As the coral sun sets in a sea of softly apricot sky, I drive down the familiar bumps and curve of our own driveway after a long day in town. Three small girls, happily sticky with the residue of free Dumdum suckers from the bank, tumble out of the car and I herd them inside to put on pajamas, brush teeth and crawl into bed. We kill all the mosquitoes in their room, say prayers together, turn out the lights. And then, I go back out to unload the groceries, a flat of plants from the greenhouse, and a newly repaired bicycle that’s ready for a six-year-old to learn to pedal. It’s late and I’m tired, but suddenly I pause in the midst of my trips up and down the porch steps, because—
There’s a milky half slice of moon in one half of the sky, a nearer-than-usual planet blinking like a solitaire diamond in the other.
The barn roof and my bridal wreath spirea in full bloom are glowing pure white in the gathering darkness.
The heady fragrance of lilac is on the breeze, perfuming the night.
I hear the whistle of a woodcock’s wings,
the hoarse voices of frogs along the shore,
one loon calling to another,
then a deep boom from beyond the trees on the other side of the lake. Somebody, on this ordinary Monday evening in June, is shooting fireworks up into the perfect night sky. I stay paused, whole watermelon cradled in my arms, to scrutinize the horizon and see if I can catch a glimpse of the sparkling explosions above the treetops.

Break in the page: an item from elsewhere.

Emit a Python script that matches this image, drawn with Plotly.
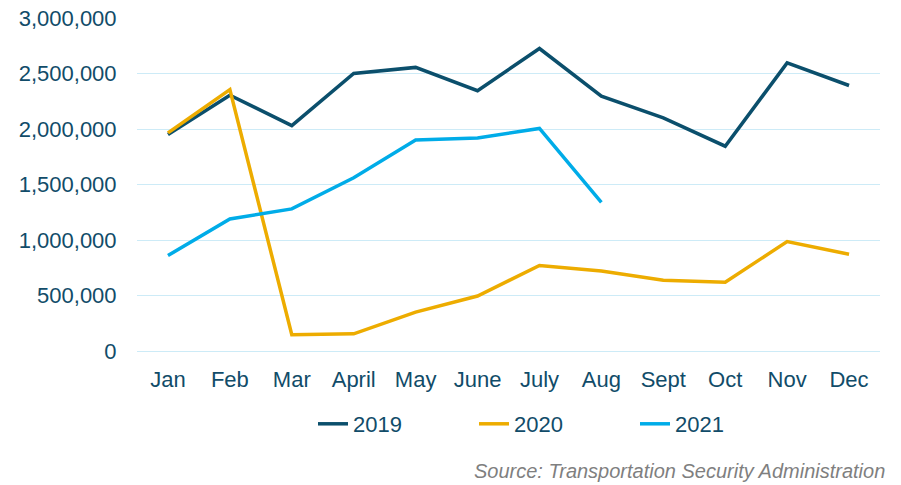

And then, like a bit of falsetto to offset all the bass, comes the whine of a cloud of mosquitoes who had taken a surprisingly long time to realize there was human flesh waiting to be sampled in the great outdoors. I hurry inside, grateful that they stayed away just long enough to give me time to savor what I’m too often in a hurry to discover:
that even when you’re tired and to-do list is long, or maybe especially then,
there’s incredible beauty and wonder to be found in an ordinary moment in time,
if you just take the time to pause and notice.
“Cease striving, and know that I am God.” (Psalm 46:10)
“He has made everything beautiful in its time.” (Ecclesiastes 3:11)
One thought on “One Ordinary Summer Night”
Beth, your beautiful words bring me to tears, yes, enjoy those moments and God’s creations. We must remember to take the time to just breath in the beauty.